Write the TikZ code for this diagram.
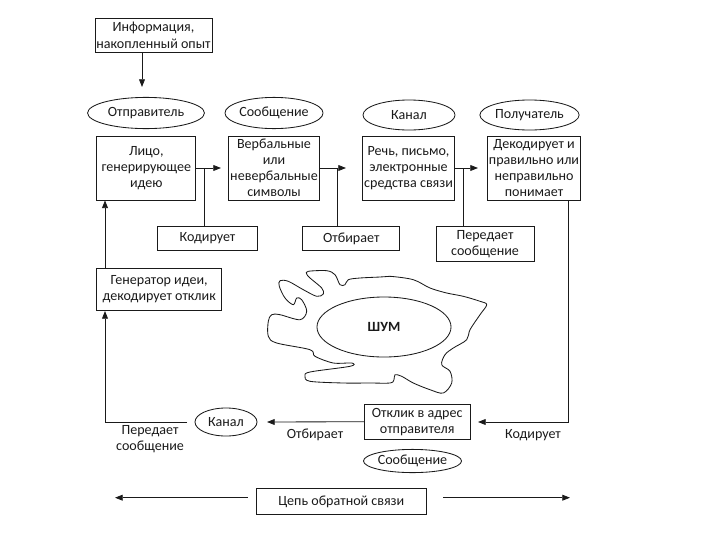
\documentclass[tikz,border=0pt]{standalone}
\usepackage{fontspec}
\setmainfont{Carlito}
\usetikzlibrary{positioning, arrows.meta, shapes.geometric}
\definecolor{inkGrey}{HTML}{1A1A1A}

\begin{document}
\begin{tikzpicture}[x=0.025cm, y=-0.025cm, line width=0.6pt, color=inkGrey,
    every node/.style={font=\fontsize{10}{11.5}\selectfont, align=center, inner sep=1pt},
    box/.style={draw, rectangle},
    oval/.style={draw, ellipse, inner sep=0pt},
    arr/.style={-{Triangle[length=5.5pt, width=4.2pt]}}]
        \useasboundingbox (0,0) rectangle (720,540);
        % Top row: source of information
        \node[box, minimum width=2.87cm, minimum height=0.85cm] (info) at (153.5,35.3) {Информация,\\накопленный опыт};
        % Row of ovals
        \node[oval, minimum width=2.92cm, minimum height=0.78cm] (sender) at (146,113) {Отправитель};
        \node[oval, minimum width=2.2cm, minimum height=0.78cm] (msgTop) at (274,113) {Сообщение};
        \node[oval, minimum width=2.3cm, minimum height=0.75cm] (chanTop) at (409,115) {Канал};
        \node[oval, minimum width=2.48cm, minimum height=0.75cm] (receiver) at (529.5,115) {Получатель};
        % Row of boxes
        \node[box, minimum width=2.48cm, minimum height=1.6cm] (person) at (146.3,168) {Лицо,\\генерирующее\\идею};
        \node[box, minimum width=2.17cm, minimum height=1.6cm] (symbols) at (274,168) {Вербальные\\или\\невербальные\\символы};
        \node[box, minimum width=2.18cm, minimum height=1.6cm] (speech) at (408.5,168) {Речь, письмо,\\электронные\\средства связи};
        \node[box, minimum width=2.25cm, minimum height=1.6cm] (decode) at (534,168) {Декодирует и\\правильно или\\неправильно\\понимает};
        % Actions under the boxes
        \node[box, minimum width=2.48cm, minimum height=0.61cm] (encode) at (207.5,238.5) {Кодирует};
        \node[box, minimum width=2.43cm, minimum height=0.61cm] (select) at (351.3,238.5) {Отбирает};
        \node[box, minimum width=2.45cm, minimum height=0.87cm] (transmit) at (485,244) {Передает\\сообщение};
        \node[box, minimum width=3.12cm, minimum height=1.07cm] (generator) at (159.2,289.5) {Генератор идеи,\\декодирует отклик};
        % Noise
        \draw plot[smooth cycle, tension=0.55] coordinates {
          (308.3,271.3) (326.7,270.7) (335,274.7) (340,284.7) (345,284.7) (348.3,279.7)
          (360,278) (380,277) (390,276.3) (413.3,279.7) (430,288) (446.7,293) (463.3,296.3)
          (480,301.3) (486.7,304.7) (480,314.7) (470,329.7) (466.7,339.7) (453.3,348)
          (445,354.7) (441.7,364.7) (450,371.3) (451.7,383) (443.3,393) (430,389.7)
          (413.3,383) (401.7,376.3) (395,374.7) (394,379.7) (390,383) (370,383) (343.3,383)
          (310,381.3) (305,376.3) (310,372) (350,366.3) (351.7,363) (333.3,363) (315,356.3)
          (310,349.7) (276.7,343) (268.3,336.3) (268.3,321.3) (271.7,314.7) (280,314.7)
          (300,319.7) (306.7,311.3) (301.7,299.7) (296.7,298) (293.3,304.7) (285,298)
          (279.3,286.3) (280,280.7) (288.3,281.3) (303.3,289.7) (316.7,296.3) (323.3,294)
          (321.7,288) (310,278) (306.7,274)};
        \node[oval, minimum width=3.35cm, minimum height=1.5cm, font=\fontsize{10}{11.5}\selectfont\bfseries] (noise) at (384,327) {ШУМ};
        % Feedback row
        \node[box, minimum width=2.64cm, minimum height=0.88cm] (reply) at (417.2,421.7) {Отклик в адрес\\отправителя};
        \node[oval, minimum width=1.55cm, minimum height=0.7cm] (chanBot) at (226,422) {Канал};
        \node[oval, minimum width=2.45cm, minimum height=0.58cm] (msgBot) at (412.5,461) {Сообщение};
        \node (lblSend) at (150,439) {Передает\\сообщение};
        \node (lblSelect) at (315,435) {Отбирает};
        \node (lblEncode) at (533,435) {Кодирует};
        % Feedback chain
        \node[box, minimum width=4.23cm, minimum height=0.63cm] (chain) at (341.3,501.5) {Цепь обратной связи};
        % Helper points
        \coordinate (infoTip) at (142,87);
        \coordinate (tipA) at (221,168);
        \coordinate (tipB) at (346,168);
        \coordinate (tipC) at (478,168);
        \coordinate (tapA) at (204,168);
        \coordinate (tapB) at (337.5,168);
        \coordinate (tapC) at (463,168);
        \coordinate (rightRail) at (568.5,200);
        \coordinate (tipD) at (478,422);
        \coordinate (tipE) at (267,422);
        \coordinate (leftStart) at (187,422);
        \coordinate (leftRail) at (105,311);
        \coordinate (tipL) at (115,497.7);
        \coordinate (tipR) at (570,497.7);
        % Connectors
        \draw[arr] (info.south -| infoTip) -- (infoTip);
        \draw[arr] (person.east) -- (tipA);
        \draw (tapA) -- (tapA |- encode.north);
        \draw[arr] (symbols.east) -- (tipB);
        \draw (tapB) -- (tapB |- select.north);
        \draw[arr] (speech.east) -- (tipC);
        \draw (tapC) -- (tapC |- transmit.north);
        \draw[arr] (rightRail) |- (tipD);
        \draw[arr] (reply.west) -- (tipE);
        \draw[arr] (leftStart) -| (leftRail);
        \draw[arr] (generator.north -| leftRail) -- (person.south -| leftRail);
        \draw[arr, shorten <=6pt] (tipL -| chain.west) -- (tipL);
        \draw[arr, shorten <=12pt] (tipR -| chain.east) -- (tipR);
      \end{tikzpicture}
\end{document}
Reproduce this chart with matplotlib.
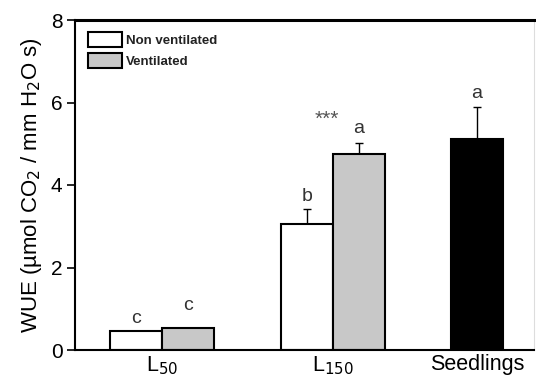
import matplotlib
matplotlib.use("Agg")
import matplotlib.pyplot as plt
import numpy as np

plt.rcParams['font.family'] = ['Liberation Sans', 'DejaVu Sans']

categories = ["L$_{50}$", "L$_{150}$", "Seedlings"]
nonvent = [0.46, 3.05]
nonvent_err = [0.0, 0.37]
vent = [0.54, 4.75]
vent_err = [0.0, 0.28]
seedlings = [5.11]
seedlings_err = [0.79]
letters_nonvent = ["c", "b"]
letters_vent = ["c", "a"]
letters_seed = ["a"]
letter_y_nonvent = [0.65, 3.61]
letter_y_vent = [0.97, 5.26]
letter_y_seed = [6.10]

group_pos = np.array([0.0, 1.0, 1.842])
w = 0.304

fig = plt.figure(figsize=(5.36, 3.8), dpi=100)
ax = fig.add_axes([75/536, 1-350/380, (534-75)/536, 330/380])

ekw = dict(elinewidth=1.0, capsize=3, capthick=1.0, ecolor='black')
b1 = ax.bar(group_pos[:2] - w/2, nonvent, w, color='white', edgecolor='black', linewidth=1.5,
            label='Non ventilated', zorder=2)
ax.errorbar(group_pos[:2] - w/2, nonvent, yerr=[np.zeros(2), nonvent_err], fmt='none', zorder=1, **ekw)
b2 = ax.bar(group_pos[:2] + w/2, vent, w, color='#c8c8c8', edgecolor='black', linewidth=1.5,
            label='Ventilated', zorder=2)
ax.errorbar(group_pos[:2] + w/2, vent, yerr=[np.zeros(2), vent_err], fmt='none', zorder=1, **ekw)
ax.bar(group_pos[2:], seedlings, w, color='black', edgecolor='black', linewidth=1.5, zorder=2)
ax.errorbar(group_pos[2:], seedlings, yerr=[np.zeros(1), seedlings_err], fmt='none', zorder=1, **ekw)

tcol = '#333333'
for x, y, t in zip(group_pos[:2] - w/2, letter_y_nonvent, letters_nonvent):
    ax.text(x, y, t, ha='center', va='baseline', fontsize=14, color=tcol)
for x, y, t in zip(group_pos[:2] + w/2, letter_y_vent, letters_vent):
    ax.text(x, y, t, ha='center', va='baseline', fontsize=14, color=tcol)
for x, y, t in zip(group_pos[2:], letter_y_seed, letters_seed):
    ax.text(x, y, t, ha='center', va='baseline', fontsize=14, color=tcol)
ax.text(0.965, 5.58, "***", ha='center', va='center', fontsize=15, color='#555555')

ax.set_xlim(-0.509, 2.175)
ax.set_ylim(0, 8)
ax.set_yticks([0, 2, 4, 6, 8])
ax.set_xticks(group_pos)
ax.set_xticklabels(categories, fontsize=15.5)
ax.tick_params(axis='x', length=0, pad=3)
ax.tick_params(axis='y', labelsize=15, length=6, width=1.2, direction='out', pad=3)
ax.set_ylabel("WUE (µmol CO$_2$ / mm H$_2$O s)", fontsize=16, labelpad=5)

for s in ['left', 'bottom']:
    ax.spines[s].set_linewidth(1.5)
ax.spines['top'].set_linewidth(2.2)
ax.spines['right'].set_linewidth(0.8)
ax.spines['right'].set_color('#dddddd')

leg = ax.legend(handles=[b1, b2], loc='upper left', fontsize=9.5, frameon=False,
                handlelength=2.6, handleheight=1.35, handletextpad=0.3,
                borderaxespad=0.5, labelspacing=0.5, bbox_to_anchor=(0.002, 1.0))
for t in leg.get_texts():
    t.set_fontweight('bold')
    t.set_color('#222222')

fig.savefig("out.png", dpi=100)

○ ○ ○ ○

WHAT YOU ARE ASKED TO DO —
Copy nothing but the lines above from the one with "Reproduce this chart with matplotlib." to the one with "plt.rcParams['font.family'] = ['Liberation", inclusive, word for word. Leave every picture out.

COMPLETED EXERCISE —
Reproduce this chart with matplotlib.
import matplotlib
matplotlib.use("Agg")
import matplotlib.pyplot as plt
import numpy as np

plt.rcParams['font.family'] = ['Liberation Sans', 'DejaVu Sans']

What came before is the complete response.